NOAA’s Office of Space Commerce (OSC) is developing the Traffic Coordination System for Space (TraCSS) to provide basic space situational awareness (SSA) data and services to civil and private space operators in support of spaceflight safety.

TraCSS is being developed to implement President Trump’s direction in Space Policy Directive 3 for the Department of Commerce to provide space operators with space traffic safety data and services, free of direct user fees.

As an Agile software development program, TracSS will continue to field iterative upgrades, add new capabilities, and migrate users from the Department of Defense. The initial version, released September 2024, distributes TraCSS-produced conjunction data messages (CDMs) to a beta set of users via the Space-Track.org interface. As the TraCSS user interface matures, OSC will migrate users to TraCSS.gov.

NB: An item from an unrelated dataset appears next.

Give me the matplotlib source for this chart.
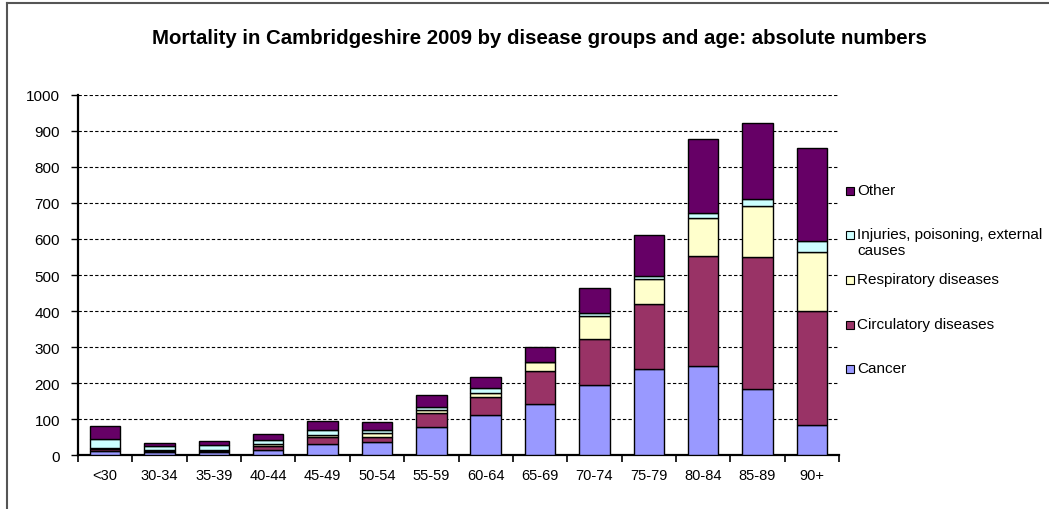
import numpy as np
import matplotlib.pyplot as plt
from matplotlib.lines import Line2D
from matplotlib.patches import Rectangle

plt.rcParams['font.family'] = ['Liberation Sans', 'DejaVu Sans']

age_groups = ['<30', '30-34', '35-39', '40-44', '45-49', '50-54', '55-59',
              '60-64', '65-69', '70-74', '75-79', '80-84', '85-89', '90+']
cancer = [12, 7, 7, 14, 30, 36, 79, 111, 143, 194, 240, 247, 182, 83]
circulatory = [4, 4, 3, 11, 21, 15, 37, 51, 89, 127, 179, 307, 368, 317]
respiratory = [3, 3, 3, 6, 5, 9, 9, 11, 25, 65, 70, 103, 143, 164]
injuries = [25, 10, 15, 11, 13, 9, 8, 14, 2, 8, 9, 14, 18, 31]
other = [37, 8, 12, 16, 25, 22, 33, 29, 42, 71, 113, 207, 210, 258]

series = [('Cancer', cancer, '#9999ff'),
          ('Circulatory diseases', circulatory, '#993366'),
          ('Respiratory diseases', respiratory, '#ffffcc'),
          ('Injuries, poisoning, external\ncauses', injuries, '#ccffff'),
          ('Other', other, '#660066')]

W, H = 1049, 510
fig = plt.figure(figsize=(W / 100, H / 100), dpi=100)
ax = fig.add_axes([78 / W, 1 - 456 / H, (839 - 78) / W, (456 - 96) / H])

x = np.arange(len(age_groups))
bottom = np.zeros(len(age_groups))
for name, vals, color in series:
    ax.bar(x, vals, 0.56, bottom=bottom, color=color, edgecolor='black',
           linewidth=1.0, zorder=3)
    bottom += np.array(vals)

ax.set_xlim(-0.5, len(age_groups) - 0.5)
ax.set_ylim(0, 1000)
ax.set_yticks(np.arange(0, 1001, 100))
ax.yaxis.grid(True, linestyle=(0, (3, 2)), color='black', linewidth=0.8, zorder=0)
ax.set_xticks(x)
ax.set_xticklabels(age_groups)
ax.set_xticks(np.arange(-0.5, len(age_groups)), minor=True)
ax.tick_params(axis='x', which='major', length=0, pad=9, labelsize=10.5)
ax.tick_params(axis='x', which='minor', length=5, width=1.2, direction='out')
ax.tick_params(axis='y', length=5, width=1, direction='out', pad=8, labelsize=11)
for side in ('top', 'right'):
    ax.spines[side].set_visible(False)
for side in ('left', 'bottom'):
    ax.spines[side].set_linewidth(1.6)

fig.text(539 / W, 1 - 38 / H,
         'Mortality in Cambridgeshire 2009 by disease groups and age: absolute numbers',
         ha='center', va='center', fontsize=14.7, fontweight='bold')

# legend drawn by hand, top entry first (y in pixels from the top)
legend_rows = [('Other', 192), ('Injuries, poisoning, external\ncauses', 236),
               ('Respiratory diseases', 281), ('Circulatory diseases', 326),
               ('Cancer', 370)]
colors = {name: color for name, _, color in series}
for label, ypix in legend_rows:
    fig.patches.append(Rectangle((846 / W, 1 - (ypix + 4) / H), 8 / W, 8 / H,
                                 facecolor=colors[label], edgecolor='black',
                                 linewidth=0.8, transform=fig.transFigure))
    fig.text(857 / W, 1 - (ypix - 8) / H, label, ha='left', va='top',
             fontsize=11, linespacing=1.2)

# chart frame
fig.add_artist(Line2D([7 / W, 7 / W], [0, 1 - 4 / H], color='#555555', linewidth=1.5))
fig.add_artist(Line2D([7 / W, 1], [1 - 4 / H, 1 - 4 / H], color='#555555', linewidth=1.5))

fig.savefig('out.png', dpi=100)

Stakeholders interested in engaging with TraCSS may reach out to TraCSS.Commerce@noaa.gov.

Stakeholders interested in offering the TraCSS team novel technology concepts, industry capability statements, and/or integration ideas may contact our new “TraCSS Innovation” email account. More information is available on the TraCSS Frequently Asked Questions webpage,

The TraCSS authorized user SMS opt-in form may be downloaded here (.DOC).

Recent Highlights

OSC Announces Awardees of the Commercial COLA Gap Pathfinder

On June 11, 2025, the NOAA Office of Space Commerce announced the selection of awardees for the Traffic Coordination System for Space (TraCSS) program’s Commercial Collision Avoidance (COLA) Gap Pathfinder effort. Together, these awards amount to a total of $10.1M. 

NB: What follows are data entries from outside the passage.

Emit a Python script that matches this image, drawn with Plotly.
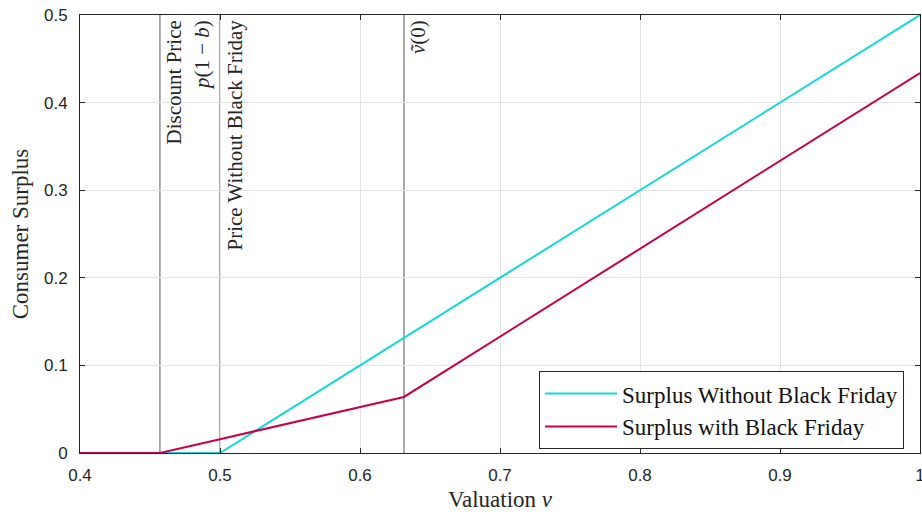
import plotly.graph_objects as go

# Valuation grid (kink points) and consumer surplus for each regime
valuation = [0.4, 0.4571, 0.5, 0.6314, 1.0]
surplus_without_bf = [0.0, 0.0, 0.0, 0.1314, 0.5]
surplus_with_bf = [0.0, 0.0, 0.0158, 0.0640, 0.4338]

# Reference valuations marked with vertical lines
marker_positions = [0.4571, 0.5, 0.6314]
marker_labels = [
    "Discount Price<br><i>p</i>(1 − <i>b</i>)",
    "Price Without Black Friday",
    "<i>ṽ</i>(0)",
]

x_ticks = [0.4, 0.5, 0.6, 0.7, 0.8, 0.9, 1.0]
x_tick_text = ["0.4", "0.5", "0.6", "0.7", "0.8", "0.9", "1"]
y_ticks = [0, 0.1, 0.2, 0.3, 0.4, 0.5]
y_tick_text = ["0", "0.1", "0.2", "0.3", "0.4", "0.5"]

serif = "Liberation Serif"
sans = "Liberation Sans"
ink = "#262626"

fig = go.Figure()
fig.add_trace(go.Scatter(
    x=valuation, y=surplus_without_bf, mode="lines",
    name="Surplus Without Black Friday",
    line=dict(color="#16d8d8", width=2),
))
fig.add_trace(go.Scatter(
    x=valuation, y=surplus_with_bf, mode="lines",
    name="Surplus with Black Friday",
    line=dict(color="#c8004b", width=2),
))

for xv, label in zip(marker_positions, marker_labels):
    fig.add_shape(type="line", xref="x", yref="y", x0=xv, x1=xv, y0=0, y1=0.5,
                  line=dict(color="#555555", width=1), layer="below")
    fig.add_annotation(x=xv, y=1, xref="x", yref="paper", text=label,
                       textangle=-90, showarrow=False, xanchor="left",
                       yanchor="top", align="right", xshift=0, yshift=-3,
                       font=dict(family=serif, size=21, color=ink))

fig.update_layout(
    width=922, height=515,
    margin=dict(l=80, r=2, t=15, b=62, autoexpand=False),
    paper_bgcolor="white", plot_bgcolor="white",
    showlegend=True,
    legend=dict(
        x=0.981, y=0.187, xanchor="right", yanchor="top",
        bordercolor=ink, borderwidth=1, bgcolor="white",
        font=dict(family=serif, size=23, color="#111111"),
        tracegroupgap=0, itemwidth=72,
    ),
    xaxis=dict(
        range=[0.4, 1.0], tickvals=x_ticks, ticktext=x_tick_text,
        automargin=False,
        showgrid=True, gridcolor="#e3e3e3", gridwidth=1,
        showline=True, linecolor=ink, linewidth=1, mirror="ticks",
        ticks="inside", ticklen=5, tickcolor=ink, zeroline=False,
        ticklabelstandoff=7, ticklabeloverflow="allow",
        tickfont=dict(family=sans, size=17, color=ink),
        title=dict(text="Valuation <i>v</i>", standoff=6,
                   font=dict(family=serif, size=23, color=ink)),
    ),
    yaxis=dict(
        range=[0, 0.5], tickvals=y_ticks, ticktext=y_tick_text,
        automargin=False,
        showgrid=True, gridcolor="#e3e3e3", gridwidth=1,
        showline=True, linecolor=ink, linewidth=1, mirror="ticks",
        ticks="inside", ticklen=5, tickcolor=ink, zeroline=False,
        ticklabelstandoff=8,
        tickfont=dict(family=sans, size=17, color=ink),
        title=dict(text="Consumer Surplus", standoff=8,
                   font=dict(family=serif, size=23, color=ink)),
    ),
)

fig.write_html("out.html")
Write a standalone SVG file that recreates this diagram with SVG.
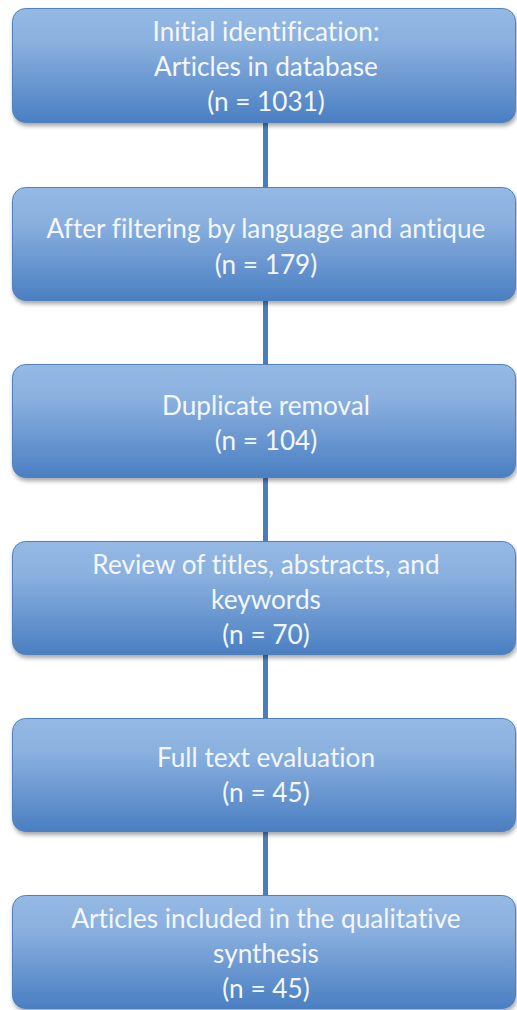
<svg xmlns="http://www.w3.org/2000/svg" width="517" height="1010" viewBox="0 0 517 1010">
<defs>
<linearGradient id="g" x1="0" y1="0" x2="0" y2="1">
<stop offset="0" stop-color="#95b9e4"/>
<stop offset="0.3" stop-color="#8ab0df"/>
<stop offset="1" stop-color="#4a7fc2"/>
</linearGradient>
<filter id="sh" x="-5%" y="-10%" width="115%" height="130%">
<feDropShadow dx="1" dy="3" stdDeviation="2" flood-color="#000" flood-opacity="0.35"/>
</filter>
</defs>
<style>
.box{fill:url(#g);stroke:#4f81bd;stroke-width:1;filter:url(#sh)}
.t{font-family:Lato,"Open Sans",sans-serif;font-size:26.2px;fill:#f4f7fb;text-anchor:middle;font-variant-ligatures:none;font-feature-settings:"liga" 0,"dlig" 0}
.c{stroke:#4a7ebb;stroke-width:5;fill:none}
</style>
<rect width="517" height="1010" fill="#fff"/>
<g id="connectors">
<line class="c" x1="265.5" y1="122" x2="265.5" y2="188"/>
<line class="c" x1="265.5" y1="300" x2="265.5" y2="365"/>
<line class="c" x1="265.5" y1="477" x2="265.5" y2="542"/>
<line class="c" x1="265.5" y1="654" x2="265.5" y2="719"/>
<line class="c" x1="265.5" y1="831" x2="265.5" y2="896"/>
</g>
<g id="n1">
<rect class="box" x="12.5" y="8.5" width="503" height="114" rx="13"/>
<text class="t" x="266" y="41">Initial identification:</text>
<text class="t" x="266" y="76">Articles in database</text>
<text class="t" x="266" y="111">(n = 1031)</text>
</g>
<g id="n2">
<rect class="box" x="12.5" y="187.5" width="503" height="113" rx="13"/>
<text class="t" x="266" y="238">After filtering by language and antique</text>
<text class="t" x="266" y="274">(n = 179)</text>
</g>
<g id="n3">
<rect class="box" x="12.5" y="364.5" width="503" height="113" rx="13"/>
<text class="t" x="266" y="415">Duplicate removal</text>
<text class="t" x="266" y="450">(n = 104)</text>
</g>
<g id="n4">
<rect class="box" x="12.5" y="541.5" width="503" height="113" rx="13"/>
<text class="t" x="266" y="574">Review of titles, abstracts, and</text>
<text class="t" x="266" y="609">keywords</text>
<text class="t" x="266" y="644">(n = 70)</text>
</g>
<g id="n5">
<rect class="box" x="12.5" y="718.5" width="503" height="113" rx="13"/>
<text class="t" x="266" y="767">Full text evaluation</text>
<text class="t" x="266" y="802">(n = 45)</text>
</g>
<g id="n6">
<rect class="box" x="12.5" y="895.5" width="503" height="113" rx="13"/>
<text class="t" x="266" y="928">Articles included in the qualitative</text>
<text class="t" x="266" y="963">synthesis</text>
<text class="t" x="266" y="998">(n = 45)</text>
</g>
</svg>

The “COLA gap” represents a critical challenge in space situational awareness (SSA): the period immediately after launch when traffic coordination services have uncertain or incomplete positional data on newly deployed satellites. 

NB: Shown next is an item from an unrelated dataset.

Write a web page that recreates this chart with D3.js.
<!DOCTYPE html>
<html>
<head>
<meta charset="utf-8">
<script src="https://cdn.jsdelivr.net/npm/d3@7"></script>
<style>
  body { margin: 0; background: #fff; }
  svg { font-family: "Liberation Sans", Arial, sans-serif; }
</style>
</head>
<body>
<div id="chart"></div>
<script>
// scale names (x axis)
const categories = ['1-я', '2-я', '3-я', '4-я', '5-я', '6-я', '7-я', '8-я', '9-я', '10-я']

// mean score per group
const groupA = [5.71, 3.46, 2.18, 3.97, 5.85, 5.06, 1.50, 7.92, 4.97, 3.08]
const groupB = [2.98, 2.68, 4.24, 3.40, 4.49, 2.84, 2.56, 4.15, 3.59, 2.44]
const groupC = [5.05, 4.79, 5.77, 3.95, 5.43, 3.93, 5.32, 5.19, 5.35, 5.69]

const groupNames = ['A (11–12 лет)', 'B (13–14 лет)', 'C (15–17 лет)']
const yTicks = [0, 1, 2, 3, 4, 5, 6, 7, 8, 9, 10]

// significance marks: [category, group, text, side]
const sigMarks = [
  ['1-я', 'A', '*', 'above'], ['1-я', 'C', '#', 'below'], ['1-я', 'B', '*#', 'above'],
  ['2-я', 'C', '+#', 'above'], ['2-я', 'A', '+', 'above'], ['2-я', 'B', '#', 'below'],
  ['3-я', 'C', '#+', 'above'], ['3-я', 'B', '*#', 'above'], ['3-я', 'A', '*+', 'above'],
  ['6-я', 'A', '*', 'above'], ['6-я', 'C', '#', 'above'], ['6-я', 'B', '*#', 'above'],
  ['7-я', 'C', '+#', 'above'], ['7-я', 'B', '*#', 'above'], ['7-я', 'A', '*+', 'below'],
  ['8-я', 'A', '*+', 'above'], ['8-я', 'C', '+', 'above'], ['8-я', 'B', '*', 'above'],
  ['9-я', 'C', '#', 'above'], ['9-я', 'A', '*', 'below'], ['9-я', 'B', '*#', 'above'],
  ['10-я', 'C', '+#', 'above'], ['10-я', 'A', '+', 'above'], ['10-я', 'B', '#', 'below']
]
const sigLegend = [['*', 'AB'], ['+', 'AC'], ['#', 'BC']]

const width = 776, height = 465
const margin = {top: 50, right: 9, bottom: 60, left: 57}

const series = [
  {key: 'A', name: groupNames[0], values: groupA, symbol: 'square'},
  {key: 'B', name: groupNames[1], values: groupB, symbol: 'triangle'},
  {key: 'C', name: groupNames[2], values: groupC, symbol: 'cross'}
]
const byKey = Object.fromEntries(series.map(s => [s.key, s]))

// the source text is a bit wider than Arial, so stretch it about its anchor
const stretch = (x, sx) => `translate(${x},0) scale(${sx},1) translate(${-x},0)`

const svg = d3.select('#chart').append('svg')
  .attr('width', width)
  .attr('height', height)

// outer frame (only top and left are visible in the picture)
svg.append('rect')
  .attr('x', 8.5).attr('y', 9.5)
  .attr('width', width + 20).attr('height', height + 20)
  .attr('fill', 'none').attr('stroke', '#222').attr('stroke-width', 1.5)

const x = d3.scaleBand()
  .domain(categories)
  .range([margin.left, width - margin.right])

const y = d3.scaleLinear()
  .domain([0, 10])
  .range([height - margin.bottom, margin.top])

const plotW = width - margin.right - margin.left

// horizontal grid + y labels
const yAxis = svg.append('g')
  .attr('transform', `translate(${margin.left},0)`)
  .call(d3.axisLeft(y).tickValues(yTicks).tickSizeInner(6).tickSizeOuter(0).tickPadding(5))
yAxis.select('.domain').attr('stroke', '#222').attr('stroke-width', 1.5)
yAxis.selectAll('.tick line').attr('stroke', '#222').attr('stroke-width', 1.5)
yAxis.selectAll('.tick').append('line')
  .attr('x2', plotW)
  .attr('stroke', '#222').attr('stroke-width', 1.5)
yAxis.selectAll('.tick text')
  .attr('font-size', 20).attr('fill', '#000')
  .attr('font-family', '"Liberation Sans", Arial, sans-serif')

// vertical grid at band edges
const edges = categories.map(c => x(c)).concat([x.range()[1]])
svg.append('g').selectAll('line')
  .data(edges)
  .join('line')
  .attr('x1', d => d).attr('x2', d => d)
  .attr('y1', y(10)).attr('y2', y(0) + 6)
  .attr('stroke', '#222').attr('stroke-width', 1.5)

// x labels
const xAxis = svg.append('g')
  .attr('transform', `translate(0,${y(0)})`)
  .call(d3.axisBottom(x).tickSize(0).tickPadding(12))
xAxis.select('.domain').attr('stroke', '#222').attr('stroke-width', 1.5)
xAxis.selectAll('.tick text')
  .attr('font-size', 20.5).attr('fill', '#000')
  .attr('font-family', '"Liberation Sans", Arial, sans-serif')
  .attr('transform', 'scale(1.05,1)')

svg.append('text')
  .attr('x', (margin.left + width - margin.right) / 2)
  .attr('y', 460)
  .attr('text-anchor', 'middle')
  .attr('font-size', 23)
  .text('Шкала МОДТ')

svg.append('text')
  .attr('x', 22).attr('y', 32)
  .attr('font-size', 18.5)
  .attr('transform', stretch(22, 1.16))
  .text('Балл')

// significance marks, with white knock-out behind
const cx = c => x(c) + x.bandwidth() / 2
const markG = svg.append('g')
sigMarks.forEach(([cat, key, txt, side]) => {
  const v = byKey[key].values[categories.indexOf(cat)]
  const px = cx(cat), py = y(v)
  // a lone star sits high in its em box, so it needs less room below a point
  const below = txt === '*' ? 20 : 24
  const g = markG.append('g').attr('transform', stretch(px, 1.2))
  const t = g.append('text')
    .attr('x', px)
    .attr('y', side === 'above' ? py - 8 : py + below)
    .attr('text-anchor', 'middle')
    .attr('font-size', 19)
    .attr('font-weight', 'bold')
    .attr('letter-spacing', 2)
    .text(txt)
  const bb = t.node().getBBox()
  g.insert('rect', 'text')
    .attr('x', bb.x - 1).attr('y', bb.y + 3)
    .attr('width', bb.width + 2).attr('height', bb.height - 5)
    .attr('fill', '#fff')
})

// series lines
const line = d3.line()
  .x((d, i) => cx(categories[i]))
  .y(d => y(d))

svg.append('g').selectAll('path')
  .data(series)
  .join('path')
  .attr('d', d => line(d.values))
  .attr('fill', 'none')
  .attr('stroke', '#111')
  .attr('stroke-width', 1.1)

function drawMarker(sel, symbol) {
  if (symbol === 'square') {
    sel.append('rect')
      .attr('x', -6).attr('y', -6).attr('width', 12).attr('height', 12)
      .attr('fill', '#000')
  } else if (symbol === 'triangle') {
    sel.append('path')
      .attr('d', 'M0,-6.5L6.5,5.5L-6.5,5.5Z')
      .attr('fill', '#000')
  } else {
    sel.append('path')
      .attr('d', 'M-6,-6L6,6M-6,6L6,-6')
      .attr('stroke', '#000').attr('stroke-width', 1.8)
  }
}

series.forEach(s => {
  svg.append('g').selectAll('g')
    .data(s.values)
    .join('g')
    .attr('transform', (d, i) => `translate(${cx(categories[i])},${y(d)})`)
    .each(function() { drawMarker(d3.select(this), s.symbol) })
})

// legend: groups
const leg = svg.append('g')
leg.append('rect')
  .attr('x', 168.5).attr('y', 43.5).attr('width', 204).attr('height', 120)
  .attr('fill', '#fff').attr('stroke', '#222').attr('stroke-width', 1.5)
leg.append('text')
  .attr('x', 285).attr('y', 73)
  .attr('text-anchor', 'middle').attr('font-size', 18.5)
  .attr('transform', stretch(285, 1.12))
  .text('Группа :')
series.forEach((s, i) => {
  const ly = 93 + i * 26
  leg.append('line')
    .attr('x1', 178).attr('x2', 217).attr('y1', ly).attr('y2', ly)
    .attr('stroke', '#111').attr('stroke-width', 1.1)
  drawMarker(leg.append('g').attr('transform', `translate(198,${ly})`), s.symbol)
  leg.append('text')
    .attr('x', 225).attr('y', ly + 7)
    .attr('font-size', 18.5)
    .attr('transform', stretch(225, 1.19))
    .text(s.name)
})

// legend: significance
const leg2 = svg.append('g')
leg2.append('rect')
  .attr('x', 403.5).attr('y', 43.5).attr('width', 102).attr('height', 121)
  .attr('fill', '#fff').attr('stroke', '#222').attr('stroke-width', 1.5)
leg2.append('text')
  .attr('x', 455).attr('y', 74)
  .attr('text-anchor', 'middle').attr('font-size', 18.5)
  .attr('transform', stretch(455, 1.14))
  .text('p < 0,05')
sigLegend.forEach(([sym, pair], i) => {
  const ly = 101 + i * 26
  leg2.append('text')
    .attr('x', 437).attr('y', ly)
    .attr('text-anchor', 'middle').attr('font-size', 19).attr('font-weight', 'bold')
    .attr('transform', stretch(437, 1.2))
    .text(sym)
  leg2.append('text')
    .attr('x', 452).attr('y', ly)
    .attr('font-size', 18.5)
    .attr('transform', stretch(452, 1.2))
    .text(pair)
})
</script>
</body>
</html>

Through this pathfinder, the Office of Space Commerce sought innovative commercial approaches to address this operational blind spot. After evaluating a strong pool of proposals from across the SSA industry, the program has awarded contracts to a select group of vendors whose collective capabilities show considerable potential to close the COLA gap and improve safety during the earliest phases of satellite deployment.